Whether attending as a buyer, seller, or spectator, classic car auctions are exciting events. Mustangs, Hemis, Shelbys, Packards, and Ferraris are only a few of the cars regularly on the docket. An auction company may be offering 100 cars for sale, or as many as 3000, but regardless of the number, you'll undoubtedly feel as though you've entered an adult candy store -- admittedly, an expensive candy store.
If you're attending the auction as a spectator, you can just relax and enjoy the array of eye candy on display. However, as a seller, you may be in for an emotional roller coaster ride, particularly if the car you are selling has become an integral part of your family. Needless to say, parting with such a car is often difficult. This was the case for a 1959 Mercedes-Benz 190SL Roadster, which was consigned to Auctions America for its Fort Lauderdale auction.
From 1955 to 1962, Mercedes-Benz offered a sporty, two-seater convertible, the 190SL. It shared much of the same styling of the Gullwing 300SL coupe, without the iconic swing up doors. In a time when American cars were all about fins, chrome, and size, the 190SL's smooth lines and distinctive European design was a welcome change to some domestic buyers of the day.

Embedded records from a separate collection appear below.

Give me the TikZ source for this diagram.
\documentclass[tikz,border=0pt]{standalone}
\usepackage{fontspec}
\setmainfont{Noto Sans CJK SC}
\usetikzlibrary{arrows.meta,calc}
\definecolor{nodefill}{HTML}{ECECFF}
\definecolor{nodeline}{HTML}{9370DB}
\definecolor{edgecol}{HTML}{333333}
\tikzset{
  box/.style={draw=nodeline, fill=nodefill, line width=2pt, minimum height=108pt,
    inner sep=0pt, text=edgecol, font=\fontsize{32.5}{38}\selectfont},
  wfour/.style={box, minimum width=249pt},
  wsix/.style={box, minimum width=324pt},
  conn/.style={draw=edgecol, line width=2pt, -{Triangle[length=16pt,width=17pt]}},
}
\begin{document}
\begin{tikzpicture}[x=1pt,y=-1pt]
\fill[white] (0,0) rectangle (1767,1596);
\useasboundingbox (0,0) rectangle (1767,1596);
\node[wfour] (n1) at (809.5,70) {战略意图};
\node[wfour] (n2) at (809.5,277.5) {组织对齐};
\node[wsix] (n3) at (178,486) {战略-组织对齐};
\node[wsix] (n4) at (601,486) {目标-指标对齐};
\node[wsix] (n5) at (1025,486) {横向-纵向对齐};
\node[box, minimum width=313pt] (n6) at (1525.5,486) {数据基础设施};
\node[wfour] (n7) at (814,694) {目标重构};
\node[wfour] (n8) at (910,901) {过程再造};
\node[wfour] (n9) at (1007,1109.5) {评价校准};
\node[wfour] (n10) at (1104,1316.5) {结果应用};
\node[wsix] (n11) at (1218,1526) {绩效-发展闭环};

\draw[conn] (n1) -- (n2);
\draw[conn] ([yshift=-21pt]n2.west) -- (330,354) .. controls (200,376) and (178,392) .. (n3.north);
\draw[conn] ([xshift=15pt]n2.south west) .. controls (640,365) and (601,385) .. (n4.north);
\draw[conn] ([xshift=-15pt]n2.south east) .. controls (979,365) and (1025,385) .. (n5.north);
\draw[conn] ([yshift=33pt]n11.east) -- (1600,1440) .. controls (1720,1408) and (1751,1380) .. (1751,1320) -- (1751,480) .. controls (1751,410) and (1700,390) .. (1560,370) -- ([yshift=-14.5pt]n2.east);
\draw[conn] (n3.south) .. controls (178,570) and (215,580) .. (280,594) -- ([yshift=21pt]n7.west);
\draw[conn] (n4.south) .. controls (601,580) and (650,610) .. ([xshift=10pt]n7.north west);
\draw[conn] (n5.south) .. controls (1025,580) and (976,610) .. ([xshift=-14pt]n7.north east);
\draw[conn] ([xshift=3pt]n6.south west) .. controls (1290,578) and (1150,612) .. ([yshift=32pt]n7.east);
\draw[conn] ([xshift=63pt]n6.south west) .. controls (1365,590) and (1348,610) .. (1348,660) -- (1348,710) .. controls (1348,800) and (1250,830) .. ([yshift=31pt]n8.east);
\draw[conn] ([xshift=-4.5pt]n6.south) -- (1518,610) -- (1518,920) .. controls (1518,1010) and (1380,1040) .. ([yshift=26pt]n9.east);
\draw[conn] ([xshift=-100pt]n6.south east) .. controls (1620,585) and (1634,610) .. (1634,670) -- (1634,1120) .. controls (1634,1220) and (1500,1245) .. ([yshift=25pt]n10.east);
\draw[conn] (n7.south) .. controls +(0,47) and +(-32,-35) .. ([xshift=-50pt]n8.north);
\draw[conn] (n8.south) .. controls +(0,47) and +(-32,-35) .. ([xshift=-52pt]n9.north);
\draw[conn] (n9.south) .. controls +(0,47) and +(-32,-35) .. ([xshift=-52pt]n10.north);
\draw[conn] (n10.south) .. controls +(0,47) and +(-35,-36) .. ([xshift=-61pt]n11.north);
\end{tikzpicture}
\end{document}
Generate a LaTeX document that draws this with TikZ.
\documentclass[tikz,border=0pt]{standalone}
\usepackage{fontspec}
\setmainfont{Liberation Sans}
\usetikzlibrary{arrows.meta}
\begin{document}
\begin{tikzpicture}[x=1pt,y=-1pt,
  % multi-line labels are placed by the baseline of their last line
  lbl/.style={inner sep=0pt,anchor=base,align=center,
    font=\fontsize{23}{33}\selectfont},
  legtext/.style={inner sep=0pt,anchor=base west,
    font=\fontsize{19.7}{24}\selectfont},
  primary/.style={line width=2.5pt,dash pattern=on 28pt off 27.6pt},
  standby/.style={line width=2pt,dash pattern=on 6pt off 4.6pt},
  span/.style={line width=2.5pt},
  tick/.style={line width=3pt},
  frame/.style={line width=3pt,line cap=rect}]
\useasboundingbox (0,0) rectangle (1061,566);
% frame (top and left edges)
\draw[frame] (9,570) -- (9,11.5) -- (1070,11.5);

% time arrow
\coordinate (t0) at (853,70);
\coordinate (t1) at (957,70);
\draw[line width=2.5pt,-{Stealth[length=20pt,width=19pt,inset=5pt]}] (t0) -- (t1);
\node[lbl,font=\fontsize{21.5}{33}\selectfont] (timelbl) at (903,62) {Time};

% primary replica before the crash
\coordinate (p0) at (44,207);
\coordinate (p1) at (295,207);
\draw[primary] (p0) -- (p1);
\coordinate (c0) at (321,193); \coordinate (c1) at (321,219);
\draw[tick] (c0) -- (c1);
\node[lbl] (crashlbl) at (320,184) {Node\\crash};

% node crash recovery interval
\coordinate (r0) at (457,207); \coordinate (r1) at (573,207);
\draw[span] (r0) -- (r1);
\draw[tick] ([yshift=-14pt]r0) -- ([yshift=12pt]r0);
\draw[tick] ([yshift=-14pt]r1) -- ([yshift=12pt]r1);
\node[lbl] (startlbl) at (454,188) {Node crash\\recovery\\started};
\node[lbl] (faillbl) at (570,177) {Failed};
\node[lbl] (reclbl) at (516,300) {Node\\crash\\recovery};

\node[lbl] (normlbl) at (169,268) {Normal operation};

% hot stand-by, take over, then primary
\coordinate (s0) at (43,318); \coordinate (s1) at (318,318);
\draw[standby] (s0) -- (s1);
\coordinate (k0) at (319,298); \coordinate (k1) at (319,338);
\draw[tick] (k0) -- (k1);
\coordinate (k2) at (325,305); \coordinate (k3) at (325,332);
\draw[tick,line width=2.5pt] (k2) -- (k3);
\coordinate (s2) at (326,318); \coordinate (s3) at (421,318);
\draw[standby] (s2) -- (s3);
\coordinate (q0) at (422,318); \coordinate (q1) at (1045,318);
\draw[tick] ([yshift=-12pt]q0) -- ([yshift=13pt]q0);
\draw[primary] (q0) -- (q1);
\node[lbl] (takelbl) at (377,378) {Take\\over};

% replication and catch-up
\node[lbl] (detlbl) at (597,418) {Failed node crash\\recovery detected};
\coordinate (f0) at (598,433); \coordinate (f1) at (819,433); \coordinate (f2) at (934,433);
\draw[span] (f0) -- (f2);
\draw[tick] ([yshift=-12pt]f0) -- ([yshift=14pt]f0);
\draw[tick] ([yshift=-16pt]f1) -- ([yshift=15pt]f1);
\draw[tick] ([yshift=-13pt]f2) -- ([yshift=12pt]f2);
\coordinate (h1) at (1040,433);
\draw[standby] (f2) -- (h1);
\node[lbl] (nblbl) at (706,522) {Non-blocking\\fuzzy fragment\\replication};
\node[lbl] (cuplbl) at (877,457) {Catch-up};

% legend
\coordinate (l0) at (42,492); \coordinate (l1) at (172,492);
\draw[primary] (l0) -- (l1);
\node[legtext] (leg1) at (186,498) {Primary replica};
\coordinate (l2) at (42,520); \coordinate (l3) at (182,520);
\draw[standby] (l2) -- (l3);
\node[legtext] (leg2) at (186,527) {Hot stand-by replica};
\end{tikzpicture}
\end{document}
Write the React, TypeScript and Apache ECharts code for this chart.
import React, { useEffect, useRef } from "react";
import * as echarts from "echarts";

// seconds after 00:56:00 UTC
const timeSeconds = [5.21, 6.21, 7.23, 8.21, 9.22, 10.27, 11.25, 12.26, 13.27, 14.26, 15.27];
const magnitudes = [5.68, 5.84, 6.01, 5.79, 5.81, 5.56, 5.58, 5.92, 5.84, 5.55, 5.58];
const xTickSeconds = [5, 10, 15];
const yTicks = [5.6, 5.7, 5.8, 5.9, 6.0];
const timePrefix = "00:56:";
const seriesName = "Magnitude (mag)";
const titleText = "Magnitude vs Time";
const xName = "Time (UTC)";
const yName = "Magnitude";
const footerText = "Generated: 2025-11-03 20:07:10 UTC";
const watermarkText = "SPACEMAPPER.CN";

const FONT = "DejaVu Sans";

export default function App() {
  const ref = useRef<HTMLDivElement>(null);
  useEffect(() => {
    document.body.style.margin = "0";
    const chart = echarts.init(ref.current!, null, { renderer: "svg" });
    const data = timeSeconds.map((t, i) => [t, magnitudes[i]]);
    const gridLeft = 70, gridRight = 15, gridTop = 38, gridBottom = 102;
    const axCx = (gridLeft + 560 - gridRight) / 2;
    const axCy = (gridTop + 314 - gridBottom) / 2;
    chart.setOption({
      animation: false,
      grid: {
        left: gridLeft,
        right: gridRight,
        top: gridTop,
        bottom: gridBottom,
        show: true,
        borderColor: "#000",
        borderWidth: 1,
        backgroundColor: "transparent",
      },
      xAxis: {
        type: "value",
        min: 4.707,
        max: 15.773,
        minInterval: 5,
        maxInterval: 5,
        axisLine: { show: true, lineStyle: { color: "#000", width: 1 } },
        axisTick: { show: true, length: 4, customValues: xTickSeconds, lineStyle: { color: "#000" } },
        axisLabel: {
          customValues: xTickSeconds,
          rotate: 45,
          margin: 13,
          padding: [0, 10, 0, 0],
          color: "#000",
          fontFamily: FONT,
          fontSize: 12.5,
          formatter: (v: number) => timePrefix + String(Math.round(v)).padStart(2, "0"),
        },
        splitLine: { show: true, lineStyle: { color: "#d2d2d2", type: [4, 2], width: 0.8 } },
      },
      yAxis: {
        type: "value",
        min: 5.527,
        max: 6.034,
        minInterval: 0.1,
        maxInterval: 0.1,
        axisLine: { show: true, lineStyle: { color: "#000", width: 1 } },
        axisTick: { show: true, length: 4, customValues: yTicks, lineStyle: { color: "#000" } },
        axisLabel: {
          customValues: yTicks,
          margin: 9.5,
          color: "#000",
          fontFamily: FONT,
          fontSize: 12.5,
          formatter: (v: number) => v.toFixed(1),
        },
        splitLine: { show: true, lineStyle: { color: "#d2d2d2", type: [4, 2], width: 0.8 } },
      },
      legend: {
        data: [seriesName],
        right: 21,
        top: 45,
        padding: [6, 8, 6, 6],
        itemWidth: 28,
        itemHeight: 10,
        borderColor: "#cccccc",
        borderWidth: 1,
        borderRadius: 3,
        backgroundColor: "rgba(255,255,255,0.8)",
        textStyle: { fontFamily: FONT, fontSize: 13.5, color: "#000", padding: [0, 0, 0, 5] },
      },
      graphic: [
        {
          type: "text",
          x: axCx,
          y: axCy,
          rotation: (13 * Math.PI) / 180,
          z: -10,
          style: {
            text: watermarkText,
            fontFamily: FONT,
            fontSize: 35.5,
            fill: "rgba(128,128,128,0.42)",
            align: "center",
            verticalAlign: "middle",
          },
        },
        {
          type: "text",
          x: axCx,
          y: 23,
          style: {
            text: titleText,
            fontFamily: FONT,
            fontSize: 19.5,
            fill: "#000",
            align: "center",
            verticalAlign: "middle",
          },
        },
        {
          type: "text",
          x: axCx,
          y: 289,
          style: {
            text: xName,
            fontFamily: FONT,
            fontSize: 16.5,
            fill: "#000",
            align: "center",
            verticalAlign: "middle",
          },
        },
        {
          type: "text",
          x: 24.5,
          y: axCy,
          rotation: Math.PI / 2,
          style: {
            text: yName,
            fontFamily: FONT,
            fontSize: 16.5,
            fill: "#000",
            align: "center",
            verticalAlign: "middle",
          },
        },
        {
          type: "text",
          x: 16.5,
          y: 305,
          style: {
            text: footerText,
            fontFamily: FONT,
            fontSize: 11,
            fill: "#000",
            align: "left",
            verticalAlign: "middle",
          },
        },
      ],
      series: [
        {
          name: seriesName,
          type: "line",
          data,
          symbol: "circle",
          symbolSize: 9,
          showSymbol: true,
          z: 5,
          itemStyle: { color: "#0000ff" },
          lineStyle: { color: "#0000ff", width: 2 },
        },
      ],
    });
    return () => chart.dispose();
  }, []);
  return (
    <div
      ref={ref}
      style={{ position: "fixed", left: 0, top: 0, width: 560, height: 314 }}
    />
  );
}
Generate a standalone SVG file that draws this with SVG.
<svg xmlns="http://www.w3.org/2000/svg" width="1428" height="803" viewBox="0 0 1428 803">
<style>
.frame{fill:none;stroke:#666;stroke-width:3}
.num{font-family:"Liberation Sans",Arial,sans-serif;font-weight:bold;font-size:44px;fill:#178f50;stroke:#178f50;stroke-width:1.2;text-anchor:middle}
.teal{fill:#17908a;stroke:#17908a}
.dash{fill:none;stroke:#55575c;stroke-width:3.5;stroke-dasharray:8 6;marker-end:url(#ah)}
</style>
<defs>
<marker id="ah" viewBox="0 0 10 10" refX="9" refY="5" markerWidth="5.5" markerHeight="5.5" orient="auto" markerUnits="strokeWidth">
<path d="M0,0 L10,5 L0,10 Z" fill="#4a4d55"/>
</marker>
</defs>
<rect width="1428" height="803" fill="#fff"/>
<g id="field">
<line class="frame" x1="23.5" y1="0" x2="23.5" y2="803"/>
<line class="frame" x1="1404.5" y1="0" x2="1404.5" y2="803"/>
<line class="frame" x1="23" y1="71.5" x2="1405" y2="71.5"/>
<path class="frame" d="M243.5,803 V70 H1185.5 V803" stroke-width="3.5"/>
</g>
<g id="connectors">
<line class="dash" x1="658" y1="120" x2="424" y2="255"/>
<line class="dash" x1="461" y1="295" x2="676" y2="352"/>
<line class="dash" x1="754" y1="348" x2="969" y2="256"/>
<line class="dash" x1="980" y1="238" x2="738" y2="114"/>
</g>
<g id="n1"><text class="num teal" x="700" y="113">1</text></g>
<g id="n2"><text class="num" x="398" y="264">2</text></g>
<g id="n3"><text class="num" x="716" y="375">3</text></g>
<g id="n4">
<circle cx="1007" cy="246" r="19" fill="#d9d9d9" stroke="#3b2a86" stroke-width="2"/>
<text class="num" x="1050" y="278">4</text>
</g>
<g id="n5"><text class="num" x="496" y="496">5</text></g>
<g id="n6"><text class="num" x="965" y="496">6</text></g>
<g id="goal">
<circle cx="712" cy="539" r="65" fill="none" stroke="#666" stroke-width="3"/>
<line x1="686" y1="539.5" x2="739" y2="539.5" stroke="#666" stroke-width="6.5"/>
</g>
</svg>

One of these Mercedes, a 1959 white, with red interior model, was brought to auction by its owner, who had enjoyed it for 54 years. The car was a "Survivor," meaning it was an unmodified, well-maintained original. Clearly, it had been pampered, but it had also provided years of motoring pleasure and many lasting memories. Nevertheless, as difficult as it was to part with his pride and joy, for the owner of this car, it was time to turn stewardship over to someone he hoped would appreciate the Roadster as much as he had.
While the car was sitting in the pre-staging area, there were several prospective buyers that showed an interest, and the owner stayed close to answer their questions. Having retained the car for most of the its life, the owner had full documentation, and the sale included a removable hardtop and tool kit -- all highly desirable to a prospective buyer. Just before the car rolled onto the auction block, the owner reminded the Auctions America staff of the car's desirable features, emphasizing its originality.
Recognizing its value, there was no shortage of bidders for this rare, well-cared for Mercedes-Benz 190SL convertible. The reserve price was quickly reached, and the long-time owner was acknowledged for bringing such a fine car to the auction. The final hammer price surpassed the auction company's estimate, but based on the audience's interest in the sports car, it was certainly well deserved.
Recognizing the significance of the event, the President of Auctions America, met with the former owner to congratulate him on the sale. They were joined by the winning bidder, who was understandably excited to now own this special car.
Not all transactions are this personal, but, after all, it's rare that a car has been a member of one family for over 50 years. The former owner planned to stop by the white Mercedes to say his final goodbyes. It was definitely a bittersweet moment.